In the real world this incident resulted in official enquiries (because one is never enough) and a whole lot of people being shocked for a few moments before getting on with their lives. Helpless to know what to do even if they wanted to do something. Same as it ever was. In Docker’s thinly disguised version of Australia (Kalgoorlie is Baalboorlie for example) the incident results in a kind of civil war. Or what we would call a civil war if it was happening in some conveniently faraway place across an ocean or two. But one of the stories Australians like to tell about ourselves is that we don’t do that kind of thing here. We’re too laid back. We’d rather have a beer together than fight. We do mateship not war. There are entire school syllabuses devoted to this notion.
But in Docker’s Australia an Aboriginal man – an ex soldier just like the man who died in the van – starts taking revenge on the people responsible for the man’s horrendous death. Not just the two who drove the van but all the people who played a role in enabling the death. The one who thought it reasonable to imprison (rather than bail) a man just for being officially drunk. The one who decided not to get the air conditioning of the transport van fixed. And so on. He is joined by another former soldier, engaged in his own crusade, and they are aided by local Aboriginal people.
Trying to make sense of all this as it unfolds is a young female journalist. Izzy-from-the-Star as one of the locals calls her. She has been an embedded journalist in Afghanistan and wrote about another Aboriginal death at the hands of police in Palm Island. But as SWEET ONE unfolds the lines between reporting and participating blur for Izzy as she comes to know the locals and learn of her personal connection to them.

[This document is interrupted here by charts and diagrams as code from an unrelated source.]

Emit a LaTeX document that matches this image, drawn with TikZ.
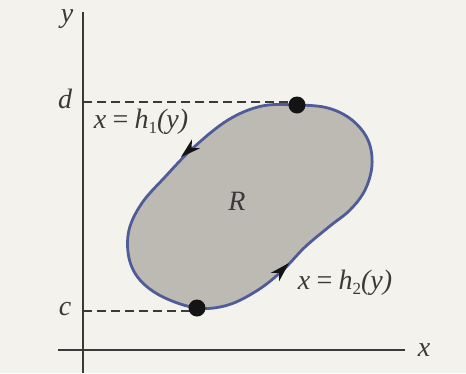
\documentclass[tikz,border=0pt]{standalone}
\usepackage{fontspec}
\setmainfont{Liberation Serif}
\definecolor{bgc}{HTML}{F4F2ED}
\definecolor{fillc}{HTML}{BDB9B3}
\definecolor{edgec}{HTML}{4F5C98}
\definecolor{axc}{HTML}{3A3A3A}
\tikzset{
  axis/.style={draw=axc, line width=1.5pt},
  guide/.style={draw=axc, line width=1.2pt, dash pattern=on 9pt off 5pt},
  lbl/.style={font=\fontsize{28}{30}\selectfont\itshape, text=axc, inner sep=0pt},
  dot/.style={circle, fill=black!92, minimum size=17pt, inner sep=0pt},
  headfill/.style={fill=black!92}
}
\begin{document}
\begin{tikzpicture}[x=1pt,y=-1pt]
\fill[bgc] (0,0) rectangle (466,373);
\useasboundingbox (0,0) rectangle (466,373);
% axes
\coordinate (yb) at (83,373);
\coordinate (yt) at (83,12);
\coordinate (xl) at (58,350);
\coordinate (xr) at (405,350);
\draw[axis] (yb) -- (yt);
\draw[axis] (xl) -- (xr);
\node[lbl] (ylab) at (67,19) {y};
\node[lbl] (xlab) at (424,350) {x};
% region
\filldraw[fill=fillc, draw=edgec, line width=2.8pt]
  plot[smooth cycle, tension=0.6] coordinates {
  (297,105) (262,106) (228,120) (193,148) (165,177) (142,203) (129,230)
  (129,258) (140,280) (163,297) (197,308) (228,305) (258,290) (283,270)
  (305,247) (330,226) (350,210) (365,190) (372,165) (368,140) (352,120) (328,108)};
% guides
\coordinate (dl) at (83,102);
\coordinate (cl) at (83,311);
\coordinate (dr) at (297,102);
\coordinate (cr) at (197,311);
\draw[guide] (dl) -- (dr);
\draw[guide] (cl) -- (cr);
% dots
\node[dot] (top) at (297,105) {};
\node[dot] (bot) at (197,308) {};
\node[lbl] (dlab) at (65,99) {d};
\node[lbl] (clab) at (65,309) {c};
\node[lbl] (rlab) at (237,201) {R};
% arrowheads on boundary
\fill[headfill] (181,157) -- (200,148.3) -- (191.5,147.8) -- (192,139.3) -- cycle;
\fill[headfill] (289,263) -- (279.1,281.3) -- (279.1,272.9) -- (270.7,272.9) -- cycle;
% labels
\node[lbl] (h1) at (141,122) {x\,=\,h{\upshape\fontsize{17}{18}\selectfont\raisebox{-5pt}{1}}(y)};
\node[lbl] (h2) at (345,283) {x\,=\,h{\upshape\fontsize{17}{18}\selectfont\raisebox{-5pt}{2}}(y)};
\end{tikzpicture}
\end{document}
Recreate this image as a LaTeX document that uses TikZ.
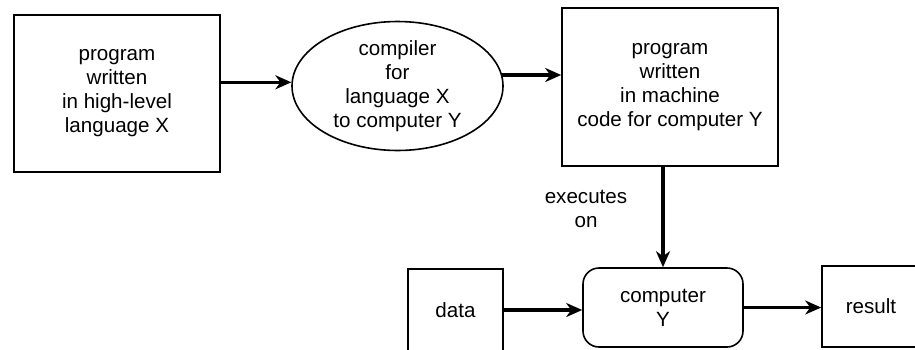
\documentclass[tikz,border=0pt]{standalone}
\usepackage{fontspec}
\setmainfont{Liberation Sans}
\usetikzlibrary{shapes.geometric,arrows.meta}
\begin{document}
\begin{tikzpicture}[x=0.5pt,y=-0.5pt,>={Stealth[length=8pt,width=7pt,inset=2.5pt]},
  every node/.style={font=\fontsize{10.3}{12}\selectfont,align=center},
  box/.style={draw,line width=0.8pt,inner sep=0pt},
  link/.style={->,line width=1.8pt}]
\useasboundingbox (0,0) rectangle (915,349);
\node[box,minimum width=103pt,minimum height=78.5pt] (src) at (117,93.5) {program\\written\\in high-level\\language X};
\node[box,ellipse,minimum width=105.5pt,minimum height=59pt] (comp) at (397.5,86) {compiler\\for\\language X\\to computer Y};
\node[box,minimum width=108pt,minimum height=79pt] (mach) at (670,87) {program\\written\\in machine\\code for computer Y};
\node[box,rounded corners=8pt,minimum width=80pt,minimum height=39.5pt] (cpu) at (663,307.5) {computer\\Y};
\node[box,minimum width=47.5pt,minimum height=41pt] (data) at (455.5,310) {data};
\node[box,minimum width=49pt,minimum height=40.5pt] (res) at (871,306.5) {result};
\node (exec) at (586,209) {executes\\on};
\draw[link] (src.east |- comp.178) -- (comp.178);
\draw[link] (comp.6) -- (comp.6 -| mach.west);
\draw[link] (mach.south -| cpu.north) -- (cpu.north);
\draw[link] (data.east) -- (data.east -| cpu.west);
\draw[link] (cpu.east) -- (cpu.east -| res.west);
\end{tikzpicture}
\end{document}
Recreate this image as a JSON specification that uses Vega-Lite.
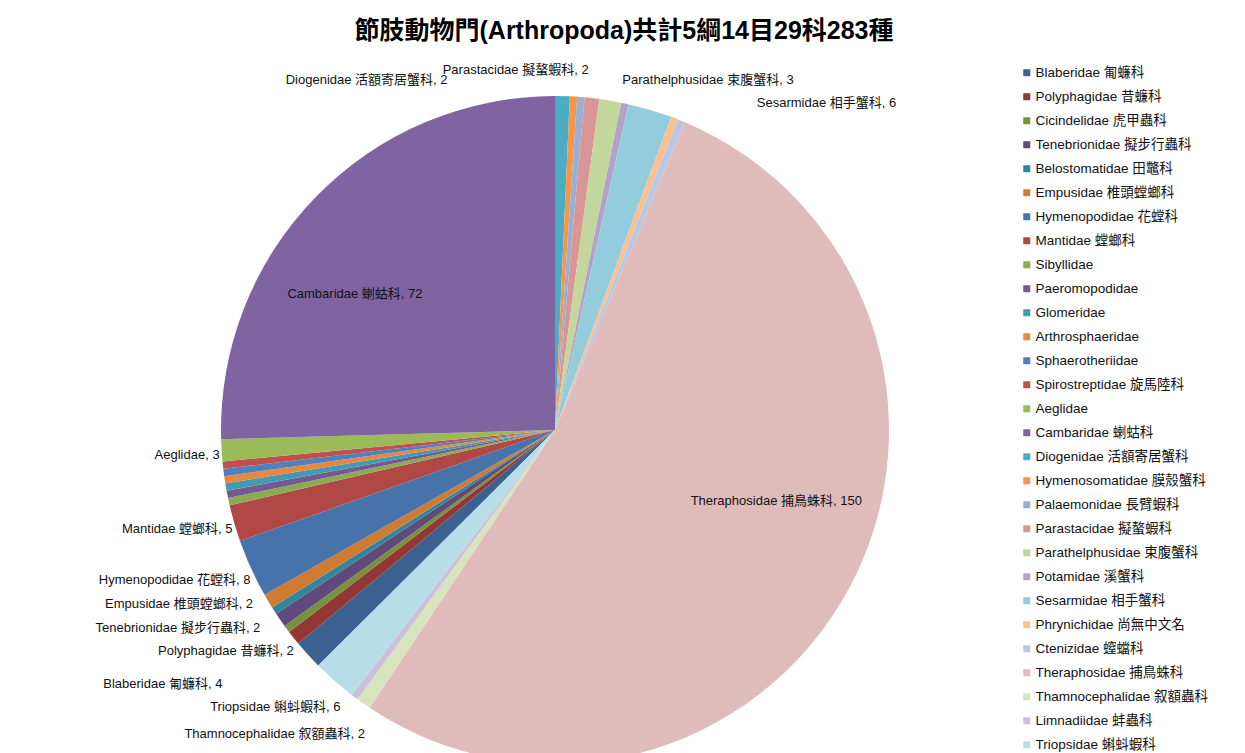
{
  "$schema": "https://vega.github.io/schema/vega-lite/v6.json",
  "width": 1110,
  "height": 646,
  "autosize": {"type": "none"},
  "padding": {"left": 0, "top": 107, "right": 135, "bottom": 0},
  "background": "#ffffff",
  "title": {"text": "節肢動物門(Arthropoda)共計5綱14目29科283種", "font": "Liberation Sans, Noto Sans CJK TC", "fontSize": 25, "fontWeight": "bold", "color": "#000000", "offset": 18, "dx": 69, "anchor": "middle"},
  "data": {"values": [
    {"i": 1, "name": "Blaberidae 匍蠊科", "count": 4},
    {"i": 2, "name": "Polyphagidae 昔蠊科", "count": 2},
    {"i": 3, "name": "Cicindelidae 虎甲蟲科", "count": 1},
    {"i": 4, "name": "Tenebrionidae 擬步行蟲科", "count": 2},
    {"i": 5, "name": "Belostomatidae 田鼈科", "count": 1},
    {"i": 6, "name": "Empusidae 椎頭螳螂科", "count": 2},
    {"i": 7, "name": "Hymenopodidae 花螳科", "count": 8},
    {"i": 8, "name": "Mantidae 螳螂科", "count": 5},
    {"i": 9, "name": "Sibyllidae", "count": 1},
    {"i": 10, "name": "Paeromopodidae", "count": 1},
    {"i": 11, "name": "Glomeridae", "count": 1},
    {"i": 12, "name": "Arthrosphaeridae", "count": 1},
    {"i": 13, "name": "Sphaerotheriidae", "count": 1},
    {"i": 14, "name": "Spirostreptidae 旋馬陸科", "count": 1},
    {"i": 15, "name": "Aeglidae", "count": 3},
    {"i": 16, "name": "Cambaridae 蝲蛄科", "count": 72},
    {"i": 17, "name": "Diogenidae 活額寄居蟹科", "count": 2},
    {"i": 18, "name": "Hymenosomatidae 膜殼蟹科", "count": 1},
    {"i": 19, "name": "Palaemonidae 長臂蝦科", "count": 1},
    {"i": 20, "name": "Parastacidae 擬螯蝦科", "count": 2},
    {"i": 21, "name": "Parathelphusidae 束腹蟹科", "count": 3},
    {"i": 22, "name": "Potamidae 溪蟹科", "count": 1},
    {"i": 23, "name": "Sesarmidae 相手蟹科", "count": 6},
    {"i": 24, "name": "Phrynichidae 尚無中文名", "count": 1},
    {"i": 25, "name": "Ctenizidae 螲蟷科", "count": 1},
    {"i": 26, "name": "Theraphosidae 捕鳥蛛科", "count": 150},
    {"i": 27, "name": "Thamnocephalidae 叙額蟲科", "count": 2},
    {"i": 28, "name": "Limnadiidae 蚌蟲科", "count": 1},
    {"i": 29, "name": "Triopsidae 蝌蚪蝦科", "count": 6}
  ]},
  "transform": [{"calculate": "datum.name + ', ' + datum.count", "as": "label"}],
  "encoding": {
    "theta": {"field": "count", "type": "quantitative", "stack": true, "scale": {"range": [3.92976, 10.21295]}},
    "order": {"field": "i", "type": "quantitative"}
  },
  "layer": [
    {
      "mark": {"type": "arc", "radius": 334},
      "encoding": {
        "color": {
          "field": "name", "type": "nominal",
          "scale": {
            "domain": ["Blaberidae 匍蠊科", "Polyphagidae 昔蠊科", "Cicindelidae 虎甲蟲科", "Tenebrionidae 擬步行蟲科", "Belostomatidae 田鼈科", "Empusidae 椎頭螳螂科", "Hymenopodidae 花螳科", "Mantidae 螳螂科", "Sibyllidae", "Paeromopodidae", "Glomeridae", "Arthrosphaeridae", "Sphaerotheriidae", "Spirostreptidae 旋馬陸科", "Aeglidae", "Cambaridae 蝲蛄科", "Diogenidae 活額寄居蟹科", "Hymenosomatidae 膜殼蟹科", "Palaemonidae 長臂蝦科", "Parastacidae 擬螯蝦科", "Parathelphusidae 束腹蟹科", "Potamidae 溪蟹科", "Sesarmidae 相手蟹科", "Phrynichidae 尚無中文名", "Ctenizidae 螲蟷科", "Theraphosidae 捕鳥蛛科", "Thamnocephalidae 叙額蟲科", "Limnadiidae 蚌蟲科", "Triopsidae 蝌蚪蝦科"],
            "range": ["#3B6190", "#943734", "#76923C", "#5F4A7B", "#31859C", "#D07B33", "#4573AA", "#B04945", "#8CAB50", "#735A93", "#439BB3", "#E8873F", "#4F81BD", "#C0504D", "#9BBB59", "#8064A2", "#4BACC6", "#F79646", "#98B0D6", "#D99694", "#C3D69B", "#B3A2C7", "#93CDDD", "#FAC090", "#B9C8E2", "#E0BBBB", "#D7E4BD", "#CCC1DA", "#B7DEE8"]
          },
          "legend": {
            "orient": "none", "legendX": 1020, "legendY": -41, "title": null,
            "symbolType": "square", "symbolSize": 49, "symbolStrokeWidth": 0,
            "labelFont": "Liberation Sans, Noto Sans CJK TC", "labelFontSize": 13.5, "labelColor": "#111111",
            "labelOffset": 2, "rowPadding": 9, "padding": 0, "labelLimit": 300, "columns": 1
          }
        }
      }
    },
    {
      "mark": {"type": "text", "radius": 340, "align": "right", "baseline": "middle", "dx": 4, "dy": 4, "font": "Liberation Sans, Noto Sans CJK TC", "fontSize": 13, "color": "#111111"},
      "encoding": {"text": {"condition": {"test": "datum.i == 15 || datum.i == 8", "field": "label"}, "value": ""}}
    },
    {
      "mark": {"type": "text", "radius": 340, "align": "right", "baseline": "middle", "dx": 5, "dy": 9, "font": "Liberation Sans, Noto Sans CJK TC", "fontSize": 13, "color": "#111111"},
      "encoding": {"text": {"condition": {"test": "datum.i == 7 || datum.i == 2", "field": "label"}, "value": ""}}
    },
    {
      "mark": {"type": "text", "radius": 340, "align": "right", "baseline": "middle", "dx": -10, "dy": 0, "font": "Liberation Sans, Noto Sans CJK TC", "fontSize": 13, "color": "#111111"},
      "encoding": {"text": {"condition": {"test": "datum.i == 6", "field": "label"}, "value": ""}}
    },
    {
      "mark": {"type": "text", "radius": 340, "align": "right", "baseline": "middle", "dx": -15, "dy": 5, "font": "Liberation Sans, Noto Sans CJK TC", "fontSize": 13, "color": "#111111"},
      "encoding": {"text": {"condition": {"test": "datum.i == 4", "field": "label"}, "value": ""}}
    },
    {
      "mark": {"type": "text", "radius": 340, "align": "right", "baseline": "middle", "dx": -81, "dy": 25, "font": "Liberation Sans, Noto Sans CJK TC", "fontSize": 13, "color": "#111111"},
      "encoding": {"text": {"condition": {"test": "datum.i == 1", "field": "label"}, "value": ""}}
    },
    {
      "mark": {"type": "text", "radius": 340, "align": "right", "baseline": "middle", "dx": 10, "dy": 22, "font": "Liberation Sans, Noto Sans CJK TC", "fontSize": 13, "color": "#111111"},
      "encoding": {"text": {"condition": {"test": "datum.i == 29", "field": "label"}, "value": ""}}
    },
    {
      "mark": {"type": "text", "radius": 340, "align": "right", "baseline": "middle", "dx": 5, "dy": 25, "font": "Liberation Sans, Noto Sans CJK TC", "fontSize": 13, "color": "#111111"},
      "encoding": {"text": {"condition": {"test": "datum.i == 27", "field": "label"}, "value": ""}}
    },
    {
      "mark": {"type": "text", "radius": 340, "align": "right", "baseline": "middle", "dx": -115, "dy": -10, "font": "Liberation Sans, Noto Sans CJK TC", "fontSize": 13, "color": "#111111"},
      "encoding": {"text": {"condition": {"test": "datum.i == 17", "field": "label"}, "value": ""}}
    },
    {
      "mark": {"type": "text", "radius": 340, "align": "center", "baseline": "middle", "dx": -77, "dy": -22, "font": "Liberation Sans, Noto Sans CJK TC", "fontSize": 13, "color": "#111111"},
      "encoding": {"text": {"condition": {"test": "datum.i == 20", "field": "label"}, "value": ""}}
    },
    {
      "mark": {"type": "text", "radius": 340, "align": "left", "baseline": "middle", "dx": 11, "dy": -15, "font": "Liberation Sans, Noto Sans CJK TC", "fontSize": 13, "color": "#111111"},
      "encoding": {"text": {"condition": {"test": "datum.i == 21", "field": "label"}, "value": ""}}
    },
    {
      "mark": {"type": "text", "radius": 340, "align": "left", "baseline": "middle", "dx": 105, "dy": -1, "font": "Liberation Sans, Noto Sans CJK TC", "fontSize": 13, "color": "#111111"},
      "encoding": {"text": {"condition": {"test": "datum.i == 23", "field": "label"}, "value": ""}}
    },
    {
      "mark": {"type": "text", "radius": 240, "align": "center", "baseline": "middle", "dx": -28, "dy": 31, "font": "Liberation Sans, Noto Sans CJK TC", "fontSize": 13, "color": "#111111"},
      "encoding": {"text": {"condition": {"test": "datum.i == 16", "field": "label"}, "value": ""}}
    },
    {
      "mark": {"type": "text", "radius": 232, "align": "center", "baseline": "middle", "dx": 17, "dy": -39, "font": "Liberation Sans, Noto Sans CJK TC", "fontSize": 13, "color": "#111111"},
      "encoding": {"text": {"condition": {"test": "datum.i == 26", "field": "label"}, "value": ""}}
    }
  ],
  "config": {"view": {"stroke": null}}
}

As one of the city-living, latte sipping southerners that various characters take pot-shots at throughout the SWEET ONE, I cannot really comment on this book’s authenticity with respect to the events it describes. Although they are taking place in the state next to mine they could just as easily be on Mars for all I know of the world being depicted. But I can attest to the sense of helplessness that underpins it. We’ve Brought Them Home, and Closed The Gap and said sorry and had more than one Royal Commission into some aspect of Indigenous life – and death. And still we can bake an Aboriginal man to death in the back of a van in the name of law and order. In the 21st century.
Unlike all the official reports that governments have been issuing for decades – earnest and well-meaning though they may be – SWEET ONE grabs the reader’s attention on page one and doesn’t let up until the final word. Not just via the mounting body count (though it is constant and violent) but also in conveying how grim the situation is. For everyone. Black and white. Young and old. Male and Female. Police and civilian. It is (pardon my language) a fucking mess.
As well as telling a helluva yarn Docker writes beautifully. It’s almost like poetry at times. But not your grandmother’s poetry. Imagine the poetry that Mel Gibson’s character from the first Mad Max movie might have written between road races. Sharp and quick and brutal. And gorgeous.
It seems odd to say I loved this book but I did. Despite the fact it is confronting as all hell and does nothing to improve my sense of helplessness and guilt. But I have to believe that things can get better if we tell real stories about ourselves.Or at least I know things won’t get better unless we do tell real stories about ourselves. Even if it hurts. Like all great art SWEET ONE entertains, even nourishes in its way. But it also informs and makes you think. And squirm. As it should.